La sensazione di vivere alla “fine del mondo” non può essere però collegata solo alla questione del riscaldamento globale, e analizzando l’opera di Morton possiamo notare le estemporanee oscillazioni sulla questione. A partire da Iperoggetti, dove l’autore afferma che «forse anche le relazioni economiche sono degli iperoggetti» (ivi, p. 131), oppure che «il mondo scompare quando mi è possibile curiosare in qualunque punto a piacere, usando per esempio Googe Earth» (ivi, p. 137). Se diamo importanza a questi riferimenti diventa chiaro come sia possibile collegare l’esperienza della fine del mondo a una serie ben più ampia di fenomeni della contemporaneità. È quella sensazione di un «vuoto eccesso di semanticità» degli ambiti percettivi di cui parla De Martino, che porta ad un paradossale «difetto di semanticità, di progettabilità, di operabilità di questi stessi ambiti, che sono vissuti come “rigidi”, “artificiali”, “inerti”, “morti”, fuori d’ogni intenzionalità possibile» (De Martino 2019, pp. 275-276).
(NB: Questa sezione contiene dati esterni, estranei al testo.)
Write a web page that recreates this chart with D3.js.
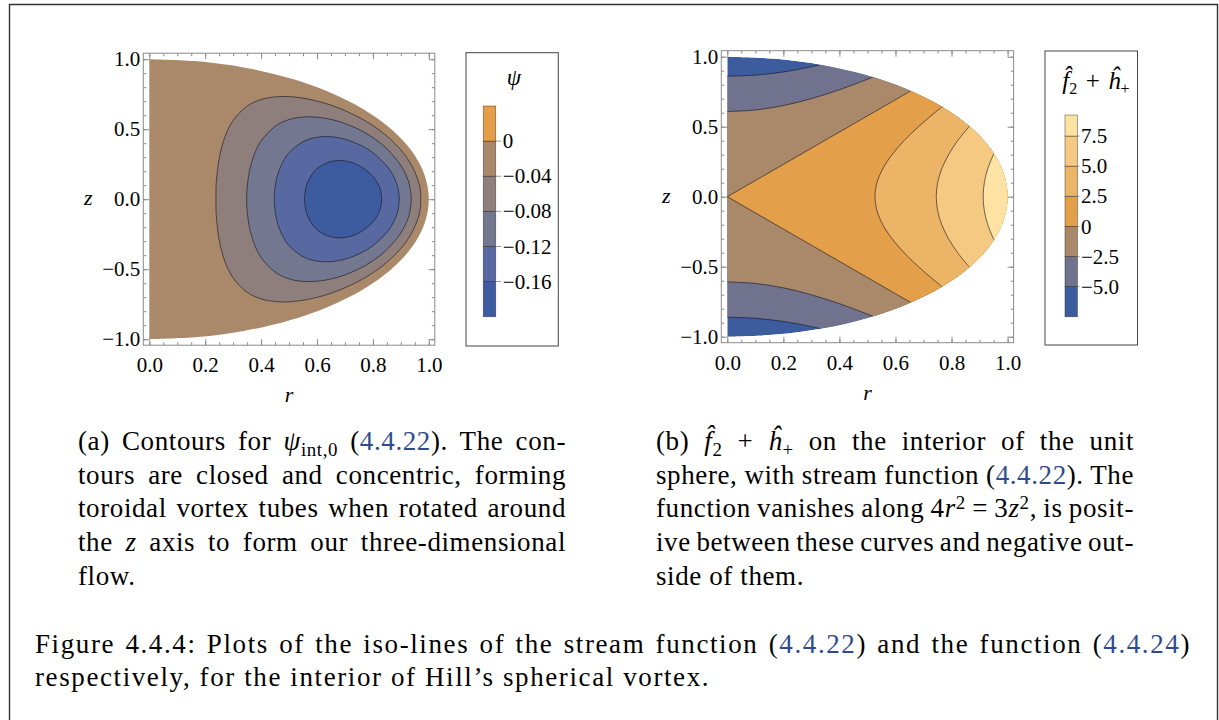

Fuori di ogni intenzionalità possibile è il meccanismo che regola i rapporti tra l’ambiente della mostra a Punta della Dogana e la simulazione artificiale riprodotta sullo schermo. La bellezza e l’importanza dell’opera di Pierre Huyghe sta nel riuscire a mettere in scena l’estraneità e lo spaesamento come cifre della contemporaneità tramite un medium che incorpora nelle sue caratteristiche delle logiche che restano estranee all’umano. Far lavorare l’inconscio tecnologico diventa quindi un modo privilegiato per mostrare un mondo che la nostra coscienza non riesce più a penetrare. Quale postura assumere è la domanda che resta aperta.
Riferimenti bibliografici
E. De Martino, La fine del mondo, Einaudi, Torino 2019.
F. Leoni, Henri Bergson: segni di vita, Feltrinelli, Milano 2021.
E. Lévinas, Dall’esistenza all’esistente, Marietti, Bologna 2019.
F. Lolli, Prima di essere io: il vivente, il linguaggio, la soggettivazione, Orthotes, Napoli-Salerno 2017.
T. Morton, Iperoggetti, Nero, Roma 2018.
Pierre Huyghe. Liminal, a cura di A. Stenne, Punta della Dogana, Venezia, 17 marzo 2024 − 24 novembre 2024.